EXERCISE BRIEF: Your task is to repeat all of the data exactly while excluding the pictures.

* start *

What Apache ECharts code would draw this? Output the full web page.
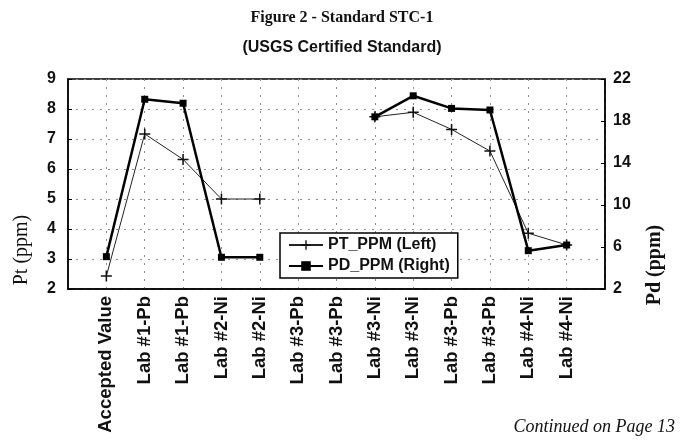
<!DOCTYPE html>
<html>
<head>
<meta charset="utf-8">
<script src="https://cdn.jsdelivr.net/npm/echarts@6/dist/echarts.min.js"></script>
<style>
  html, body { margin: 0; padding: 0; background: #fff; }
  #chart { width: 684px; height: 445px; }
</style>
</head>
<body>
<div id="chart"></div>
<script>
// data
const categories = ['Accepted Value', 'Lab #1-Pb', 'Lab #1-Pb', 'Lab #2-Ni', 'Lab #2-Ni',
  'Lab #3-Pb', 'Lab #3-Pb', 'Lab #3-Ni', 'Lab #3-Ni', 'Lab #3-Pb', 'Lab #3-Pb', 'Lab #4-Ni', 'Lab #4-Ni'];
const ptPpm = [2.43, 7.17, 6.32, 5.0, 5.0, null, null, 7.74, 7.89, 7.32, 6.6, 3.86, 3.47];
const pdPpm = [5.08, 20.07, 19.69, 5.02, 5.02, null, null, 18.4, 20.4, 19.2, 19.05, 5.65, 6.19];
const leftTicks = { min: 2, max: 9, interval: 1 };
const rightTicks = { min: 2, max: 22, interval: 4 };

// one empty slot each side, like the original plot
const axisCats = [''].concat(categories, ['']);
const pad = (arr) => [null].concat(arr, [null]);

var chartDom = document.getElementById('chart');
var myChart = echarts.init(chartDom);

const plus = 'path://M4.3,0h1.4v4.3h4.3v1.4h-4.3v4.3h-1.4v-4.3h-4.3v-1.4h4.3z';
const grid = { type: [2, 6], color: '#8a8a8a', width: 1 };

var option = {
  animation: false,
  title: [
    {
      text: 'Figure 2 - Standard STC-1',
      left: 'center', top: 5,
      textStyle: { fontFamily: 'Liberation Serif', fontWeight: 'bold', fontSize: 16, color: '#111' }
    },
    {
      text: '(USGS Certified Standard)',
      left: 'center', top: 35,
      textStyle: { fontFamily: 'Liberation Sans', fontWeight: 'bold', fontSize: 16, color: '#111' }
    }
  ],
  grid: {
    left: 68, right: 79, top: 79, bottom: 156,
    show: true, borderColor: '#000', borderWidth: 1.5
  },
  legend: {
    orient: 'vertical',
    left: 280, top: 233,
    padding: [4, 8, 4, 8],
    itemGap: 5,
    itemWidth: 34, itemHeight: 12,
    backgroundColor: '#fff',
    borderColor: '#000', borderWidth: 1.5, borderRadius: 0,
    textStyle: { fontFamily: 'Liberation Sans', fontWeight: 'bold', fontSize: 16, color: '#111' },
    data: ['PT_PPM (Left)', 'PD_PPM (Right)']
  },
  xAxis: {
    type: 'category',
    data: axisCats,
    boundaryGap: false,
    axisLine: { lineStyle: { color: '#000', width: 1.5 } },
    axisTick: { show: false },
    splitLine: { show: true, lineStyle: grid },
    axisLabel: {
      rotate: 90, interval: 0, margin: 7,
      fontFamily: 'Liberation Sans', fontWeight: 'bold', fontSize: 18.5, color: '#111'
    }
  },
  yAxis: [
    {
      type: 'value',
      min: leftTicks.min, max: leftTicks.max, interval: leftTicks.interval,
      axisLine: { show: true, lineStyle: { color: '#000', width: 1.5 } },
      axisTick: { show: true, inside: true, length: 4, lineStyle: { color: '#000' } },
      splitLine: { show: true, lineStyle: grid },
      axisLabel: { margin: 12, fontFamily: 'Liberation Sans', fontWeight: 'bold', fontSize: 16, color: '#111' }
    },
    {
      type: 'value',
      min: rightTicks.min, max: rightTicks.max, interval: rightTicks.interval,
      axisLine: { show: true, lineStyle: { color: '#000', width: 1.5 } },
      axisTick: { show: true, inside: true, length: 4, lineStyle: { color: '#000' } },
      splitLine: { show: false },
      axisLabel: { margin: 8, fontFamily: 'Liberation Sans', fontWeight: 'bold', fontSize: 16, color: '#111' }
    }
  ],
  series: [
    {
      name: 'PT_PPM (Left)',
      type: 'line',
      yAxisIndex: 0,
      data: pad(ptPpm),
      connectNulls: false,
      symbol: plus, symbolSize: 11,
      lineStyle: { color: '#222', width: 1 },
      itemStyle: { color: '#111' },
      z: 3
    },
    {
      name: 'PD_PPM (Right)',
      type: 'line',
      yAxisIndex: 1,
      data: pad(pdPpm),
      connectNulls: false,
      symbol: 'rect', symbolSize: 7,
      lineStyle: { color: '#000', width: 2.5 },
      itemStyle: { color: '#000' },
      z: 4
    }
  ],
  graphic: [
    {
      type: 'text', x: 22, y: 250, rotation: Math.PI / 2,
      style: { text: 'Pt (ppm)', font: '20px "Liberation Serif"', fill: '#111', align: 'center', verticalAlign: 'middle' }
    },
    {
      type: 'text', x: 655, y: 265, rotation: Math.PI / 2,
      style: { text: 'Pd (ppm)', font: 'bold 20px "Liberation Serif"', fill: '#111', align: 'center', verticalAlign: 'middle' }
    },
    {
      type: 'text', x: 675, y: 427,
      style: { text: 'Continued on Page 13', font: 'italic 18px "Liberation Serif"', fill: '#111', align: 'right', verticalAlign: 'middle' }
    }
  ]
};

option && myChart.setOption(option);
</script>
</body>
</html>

* end *

COMPLETE RESPONSE:
What Apache ECharts code would draw this? Output the full web page.
<!DOCTYPE html>
<html>
<head>
<meta charset="utf-8">
<script src="https://cdn.jsdelivr.net/npm/echarts@6/dist/echarts.min.js"></script>
<style>
  html, body { margin: 0; padding: 0; background: #fff; }
  #chart { width: 684px; height: 445px; }
</style>
</head>
<body>
<div id="chart"></div>
<script>
// data
const categories = ['Accepted Value', 'Lab #1-Pb', 'Lab #1-Pb', 'Lab #2-Ni', 'Lab #2-Ni',
  'Lab #3-Pb', 'Lab #3-Pb', 'Lab #3-Ni', 'Lab #3-Ni', 'Lab #3-Pb', 'Lab #3-Pb', 'Lab #4-Ni', 'Lab #4-Ni'];
const ptPpm = [2.43, 7.17, 6.32, 5.0, 5.0, null, null, 7.74, 7.89, 7.32, 6.6, 3.86, 3.47];
const pdPpm = [5.08, 20.07, 19.69, 5.02, 5.02, null, null, 18.4, 20.4, 19.2, 19.05, 5.65, 6.19];
const leftTicks = { min: 2, max: 9, interval: 1 };
const rightTicks = { min: 2, max: 22, interval: 4 };

// one empty slot each side, like the original plot
const axisCats = [''].concat(categories, ['']);
const pad = (arr) => [null].concat(arr, [null]);

var chartDom = document.getElementById('chart');
var myChart = echarts.init(chartDom);

const plus = 'path://M4.3,0h1.4v4.3h4.3v1.4h-4.3v4.3h-1.4v-4.3h-4.3v-1.4h4.3z';
const grid = { type: [2, 6], color: '#8a8a8a', width: 1 };

var option = {
  animation: false,
  title: [
    {
      text: 'Figure 2 - Standard STC-1',
      left: 'center', top: 5,
      textStyle: { fontFamily: 'Liberation Serif', fontWeight: 'bold', fontSize: 16, color: '#111' }
    },
    {
      text: '(USGS Certified Standard)',
      left: 'center', top: 35,
      textStyle: { fontFamily: 'Liberation Sans', fontWeight: 'bold', fontSize: 16, color: '#111' }
    }
  ],
  grid: {
    left: 68, right: 79, top: 79, bottom: 156,
    show: true, borderColor: '#000', borderWidth: 1.5
  },
  legend: {
    orient: 'vertical',
    left: 280, top: 233,
    padding: [4, 8, 4, 8],
    itemGap: 5,
    itemWidth: 34, itemHeight: 12,
    backgroundColor: '#fff',
    borderColor: '#000', borderWidth: 1.5, borderRadius: 0,
    textStyle: { fontFamily: 'Liberation Sans', fontWeight: 'bold', fontSize: 16, color: '#111' },
    data: ['PT_PPM (Left)', 'PD_PPM (Right)']
  },
  xAxis: {
    type: 'category',
    data: axisCats,
    boundaryGap: false,
    axisLine: { lineStyle: { color: '#000', width: 1.5 } },
    axisTick: { show: false },
    splitLine: { show: true, lineStyle: grid },
    axisLabel: {
      rotate: 90, interval: 0, margin: 7,
      fontFamily: 'Liberation Sans', fontWeight: 'bold', fontSize: 18.5, color: '#111'
    }
  },
  yAxis: [
    {
      type: 'value',
      min: leftTicks.min, max: leftTicks.max, interval: leftTicks.interval,
      axisLine: { show: true, lineStyle: { color: '#000', width: 1.5 } },
      axisTick: { show: true, inside: true, length: 4, lineStyle: { color: '#000' } },
      splitLine: { show: true, lineStyle: grid },
      axisLabel: { margin: 12, fontFamily: 'Liberation Sans', fontWeight: 'bold', fontSize: 16, color: '#111' }
    },
    {
      type: 'value',
      min: rightTicks.min, max: rightTicks.max, interval: rightTicks.interval,
      axisLine: { show: true, lineStyle: { color: '#000', width: 1.5 } },
      axisTick: { show: true, inside: true, length: 4, lineStyle: { color: '#000' } },
      splitLine: { show: false },
      axisLabel: { margin: 8, fontFamily: 'Liberation Sans', fontWeight: 'bold', fontSize: 16, color: '#111' }
    }
  ],
  series: [
    {
      name: 'PT_PPM (Left)',
      type: 'line',
      yAxisIndex: 0,
      data: pad(ptPpm),
      connectNulls: false,
      symbol: plus, symbolSize: 11,
      lineStyle: { color: '#222', width: 1 },
      itemStyle: { color: '#111' },
      z: 3
    },
    {
      name: 'PD_PPM (Right)',
      type: 'line',
      yAxisIndex: 1,
      data: pad(pdPpm),
      connectNulls: false,
      symbol: 'rect', symbolSize: 7,
      lineStyle: { color: '#000', width: 2.5 },
      itemStyle: { color: '#000' },
      z: 4
    }
  ],
  graphic: [
    {
      type: 'text', x: 22, y: 250, rotation: Math.PI / 2,
      style: { text: 'Pt (ppm)', font: '20px "Liberation Serif"', fill: '#111', align: 'center', verticalAlign: 'middle' }
    },
    {
      type: 'text', x: 655, y: 265, rotation: Math.PI / 2,
      style: { text: 'Pd (ppm)', font: 'bold 20px "Liberation Serif"', fill: '#111', align: 'center', verticalAlign: 'middle' }
    },
    {
      type: 'text', x: 675, y: 427,
      style: { text: 'Continued on Page 13', font: 'italic 18px "Liberation Serif"', fill: '#111', align: 'right', verticalAlign: 'middle' }
    }
  ]
};

option && myChart.setOption(option);
</script>
</body>
</html>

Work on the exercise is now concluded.